The undisputed usefulness in biomedical applications, the high carbon polarization (up to 70%) and the long relaxation time constant have made “neat [1-13C]pyruvic acid plus trityl” the most studied dissolution-DNP sample. Nevertheless, too often results valid for this particular preparation are considered to hold also for other trityl-based samples, limiting the potential of other biologically interesting substrates. In the present study we demonstrate that the sample composition and magnetic field affect the trityl ESR properties. A thorough optimization of the these parameters lead to a dramatic increase of [U-13C]glucose polarization from 37±4% to 69±3%, the highest value reported to date.
Hyperpolarization of nuclear spins via dissolution-DNP1 has proven its great potential and versatility in enhancing the sensitivity of a broad variety of molecules, in particular for detection with 13C NMR and MRI.2-3 In this scenario trityl dissolved in neat [1-13C]pyruvic acid (PA) has become the most studied dissolution-DNP sample because of [1-13C]pyruvate’s undisputed usefulness in biomedical applications, the really high carbon polarization (up to 70%)4-5 and its long relaxation time constant (more than 60s).
Too often results valid for this particular preparation are considered to hold also for other trityl-based samples, limiting the potential of different biologically interesting substrates. A crucial example is the almost negligible “gadolinium effect” at high magnetic field.4-7 Accordingly, at these experimental conditions, no big effort has been put in investigating the effect of Gd3+ doping on trityl based non-PA sample preparations. Nevertheless, the latter benefit much less from increasing the magnetic field strength.8-9
Recently, hyperpolarized glucose has received increasing interest in the hyperpolarization community thanks to the richer metabolic pathways it can give access to.9,11 However, the lower polarization and faster relaxation time constant, compared to pyruvate, has been precluding its widespread employment.
The aim of this work was to measure the trityl main ESR-features at high field DNP conditions (6.7T) and cryogenic temperatures (1.1K) on a generally applicable sample composition, trityl in glycerol-water, to polarize [U-13C]glucose and compare this to the well-studied neat [1-13C]PA/trityl sample. We aimed at understanding why, for the same trityl radical concentration and experimental conditions, neat PA samples outperform other preparations and tried to “fill the gap” by tuning the radical properties via Gd3+ doping.

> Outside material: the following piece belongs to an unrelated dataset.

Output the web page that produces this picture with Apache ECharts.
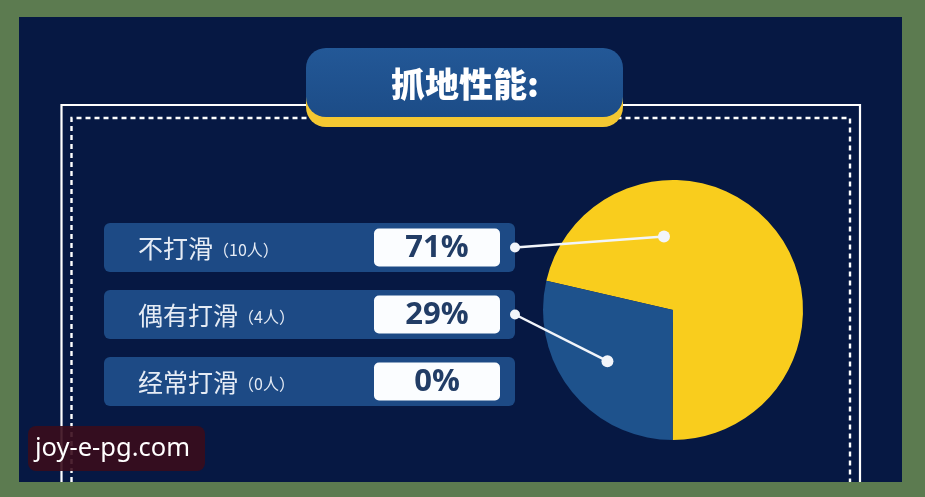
<!DOCTYPE html>
<html>
<head>
<meta charset="utf-8">
<script src="https://cdn.jsdelivr.net/npm/echarts/dist/echarts.min.js"></script>
<style>
html,body{margin:0;padding:0;background:#5c7b50;}
#c{width:925px;height:497px;}
</style>
</head>
<body>
<div id="c"></div>
<script>
// ---- data ----
const chartTitle = '抓地性能:';
const categories = ['不打滑', '偶有打滑', '经常打滑'];
const counts = [10, 4, 0];
const unit = '人';
const sliceColors = ['#f9cd1d', '#1e528c', '#3a6fb0'];
const watermark = 'joy-e-pg.com';

// ---- derived ----
const total = counts.reduce((a, b) => a + b, 0);
const percents = counts.map(v => Math.round(v / total * 100) + '%');

// ---- layout styles ----
const pieCenter = [673, 310];
const pieRadius = 130;
const startAngle = 167;
const rowX = 104, rowW = 411, rowH = 49, rowY0 = 223, rowGap = 67;
const boxX = 374, boxW = 126, boxH = 38;
const anchorAngle = [97, 218];   // where each leader line touches the slice (deg)
const anchorRatio = [0.57, 0.64];
const CJK = '"Noto Sans CJK SC", "Noto Sans", sans-serif';

const chart = echarts.init(document.getElementById('c'), null, {renderer: 'canvas'});

const g = [];
// panel
g.push({type: 'rect', z: 0, shape: {x: 19, y: 17, width: 883, height: 465},
  style: {fill: '#061843'}});
// borders
g.push({type: 'polyline', z: 1, shape: {points: [[61.5, 482], [61.5, 105], [860, 105], [860, 482]]},
  style: {stroke: '#ffffff', lineWidth: 2.2, fill: null}});
g.push({type: 'polyline', z: 1, shape: {points: [[71.5, 482], [71.5, 118], [850, 118], [850, 482]]},
  style: {stroke: '#ffffff', lineWidth: 2.4, lineDash: [5, 4], fill: null}});
// title
g.push({type: 'rect', z: 3, shape: {x: 306, y: 57, width: 317, height: 70, r: 20},
  style: {fill: '#f4c832'}});
g.push({type: 'rect', z: 3, shape: {x: 306, y: 48, width: 317, height: 69, r: 20},
  style: {fill: new echarts.graphic.LinearGradient(0, 0, 0, 1, [
    {offset: 0, color: '#235897'}, {offset: 1, color: '#1c4c87'}])}});
g.push({type: 'text', z: 4, x: 465, y: 84, style: {text: chartTitle, fill: '#ffffff',
  font: '900 34px ' + CJK, align: 'center', verticalAlign: 'middle'}});

// rows
categories.forEach((c, i) => {
  const y = rowY0 + i * rowGap;
  const cy = y + rowH / 2;
  g.push({type: 'rect', z: 3, shape: {x: rowX, y: y, width: rowW, height: rowH, r: 6},
    style: {fill: '#1d4a85'}});
  g.push({type: 'rect', z: 4, shape: {x: boxX, y: cy - boxH / 2, width: boxW, height: boxH, r: 5},
    style: {fill: '#fbfdff'}});
  g.push({type: 'text', z: 5, x: 138, y: cy + 1, style: {
    text: '{a|' + c + '}{b|（' + counts[i] + unit + '）}',
    verticalAlign: 'middle', align: 'left',
    rich: {
      a: {fill: '#e6ecf5', fontSize: 25, fontFamily: CJK, verticalAlign: 'middle'},
      b: {fill: '#e6ecf5', fontSize: 16, fontFamily: CJK, verticalAlign: 'middle', padding: [3, 0, 0, 0]}
    }}});
  g.push({type: 'text', z: 5, x: boxX + boxW / 2, y: cy + 1, style: {
    text: percents[i], fill: '#223d66', font: 'bold 31px "Open Sans", "Noto Sans", sans-serif',
    align: 'center', verticalAlign: 'middle'}});
});

// leader lines from rows into slices
counts.forEach((v, i) => {
  if (v <= 0 || anchorAngle[i] === undefined) return;
  const p0 = [rowX + rowW, rowY0 + i * rowGap + rowH / 2];
  const a = anchorAngle[i] * Math.PI / 180;
  const rr = pieRadius * anchorRatio[i];
  const p1 = [pieCenter[0] + rr * Math.cos(a), pieCenter[1] - rr * Math.sin(a)];
  g.push({type: 'line', z: 10, shape: {x1: p0[0], y1: p0[1], x2: p1[0], y2: p1[1]},
    style: {stroke: '#f2f5fa', lineWidth: 2.5}});
  g.push({type: 'circle', z: 11, shape: {cx: p0[0], cy: p0[1], r: 5}, style: {fill: '#f2f5fa'}});
  g.push({type: 'circle', z: 11, shape: {cx: p1[0], cy: p1[1], r: 6}, style: {fill: '#f2f5fa'}});
});

// watermark
g.push({type: 'rect', z: 20, shape: {x: 28, y: 426, width: 177, height: 45, r: 8},
  style: {fill: 'rgba(58,12,28,0.9)'}});
g.push({type: 'text', z: 21, x: 35, y: 449, style: {text: watermark, fill: '#ffffff',
  font: '25.5px "Noto Sans", "Open Sans", sans-serif', align: 'left', verticalAlign: 'middle'}});

chart.setOption({
  backgroundColor: '#5c7b50',
  animation: false,
  graphic: {elements: g},
  series: [{
    type: 'pie',
    z: 5,
    center: pieCenter,
    radius: pieRadius,
    startAngle: startAngle,
    clockwise: true,
    silent: true,
    label: {show: false},
    labelLine: {show: false},
    data: categories.map((c, i) => ({name: c, value: counts[i], itemStyle: {color: sliceColors[i]}}))
  }]
});
</script>
</body>
</html>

Although the radical concentration was the same for both samples reported in Figure1, the 0mM-sample showed a T1e twice as long as the PA-sample and the ESR-spectrum appeared grossly broadened. Moreover the PA-sample DNP-sweep was narrower and the carbon maximum achievable enchantment double. PA samples at 3.35T and 1.1K have a T1e of about 1s and the most commonly acknowledged explanation for the polarization improvement driven by gadolinium doping is T1e decrease.13-14 The “already short T1e” we measured for the PA-sample, without any addition of gadolinium, can justify its better DNP performance at 6.7T compared to the glucose undoped sample. Indeed, the phonons spectral distribution, responsible for the electron spin-lattice relaxation in the solid-sate, depends on the glassing matrix stiffness and density and thus from its composition.15 As reported in Figure2, the T1e value for the glucose samples could be changed by adding increasing concentrations of Gd3+. The carbon polarization was significantly improved already for the 0.5mM-sample, it reached its maximum for the 1mM-sample and slowly decreased at higher gadolinium concentrations. It is worth noticing that the 1mM-sample was the one with the most similar T1e to the PA-sample.
Besides T1e shortening, a new feature stemmed from our measurements: increasing concentrations of Gd3+ reduced the trityl ESR-linewidth in good agreement with the gradual DNP-spectrum narrowing. If this effect is a direct consequence of the T1e changing or more related to Gd3+ affecting electron spectral diffusion parameters it is not clear.16-17 Nevertheless, the values giving the best polarization enhancement were the ones close to the 13C NMR frequency at 6.7T (i.e. 71.8MHz).
Finally in Figure3 we report the comparison between the best glucose sample and the undoped one. All numerical results are summarized in Table1.